5. Letztlich stellten sich Kritiker auch gegen die Verfassungsänderung, da vor allem zwei Mächte von schnellen Parlamentswahlen wesentlich profitieren werden: zum einen die Islamisten, die am besten organisierte Macht in der ägyptischen Gesellschaft. Und zum andern Führungskräfte zweiten Ranges der zerfallenen National Democratic Party, die noch immer politisch agiert und über die Mehrheit der Sitze in lokalen, öffentlichen und exekutiven Räten im ganzen Land verfügt. Diese Räte wurden nach der Januar-Revolution nicht aufgelöst. Darüber hinaus schlossen Ex-NDP-Führungskräfte und die Muslimbrüder wenige Tage vor dem Referendum eine Koalition, um die breite Öffentlichkeit zur Befürwortung der Verfassungsänderungen zu bewegen. Dies zeige nach Meinung der politischen Parteien und der „Coalition of the Revolution Youth“, dass die vorgeschlagene Verfassungsänderung die alte Verfassung samt seiner Mängel wiederbeleben und schnell zu einer parlamentarischen Mehrheit für die alten Kräfte der NDP und die nun nicht mehr verbotene Muslimbrüderschaft führen werde.

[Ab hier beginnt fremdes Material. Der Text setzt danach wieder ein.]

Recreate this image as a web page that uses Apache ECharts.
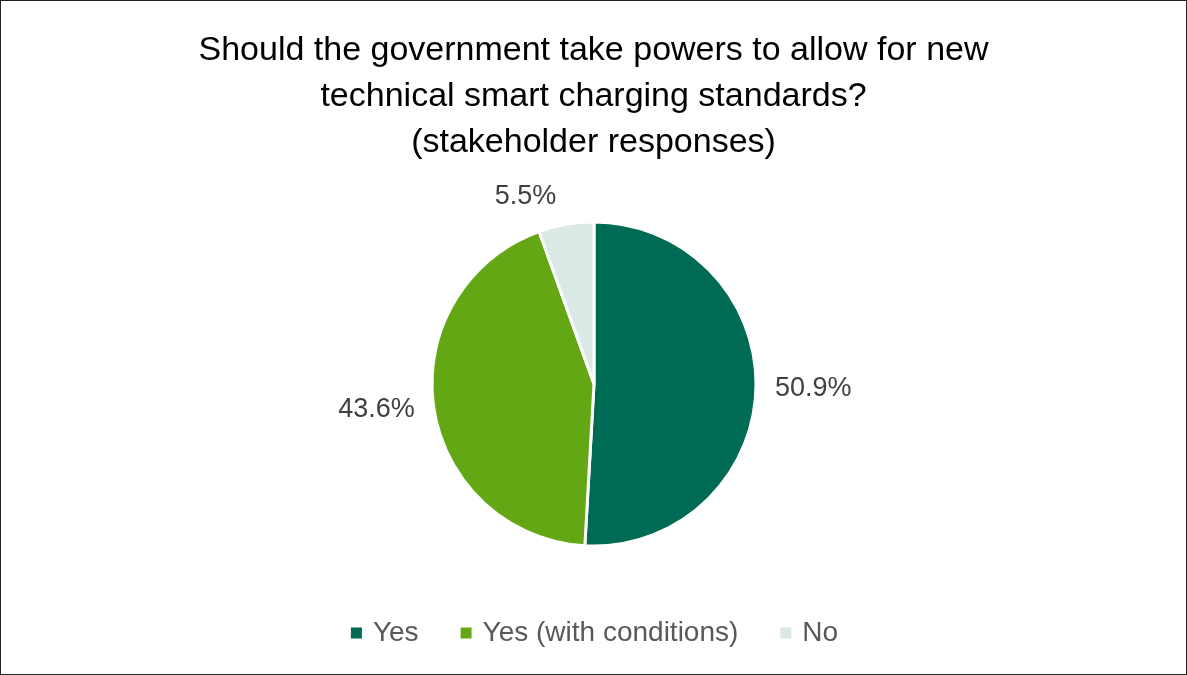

Die Ergebnisse des Referendums demonstrieren die schockierende Tatsache, dass das politische Gewicht der meisten Parteien, der „Youth Coalition“, der meisten Intellektuellen und der Christen gerade einmal 22,8 Prozent der Stimmen beträgt. Nach dem Ausgang der Volksabstimmung ist eine intensive Zusammenarbeit dieser Kräfte notwendig, um ihren politischen Einfluss vor den anstehenden Parlamentswahlen wesentlich zu stärken. Sollte sich eine Koalition zwischen Islamisten und Ex-NPDFührungskräften, wie sie vor dem Referendum zustande kam, jedoch nochmals bilden, bliebe eine nennenswerte Repräsentierung der Opposition eine „mission impossible“. Die Ergebnisse des Referendums zeigen, dass die Opposition nur über 22,3 Prozent der Stimmen verfügt.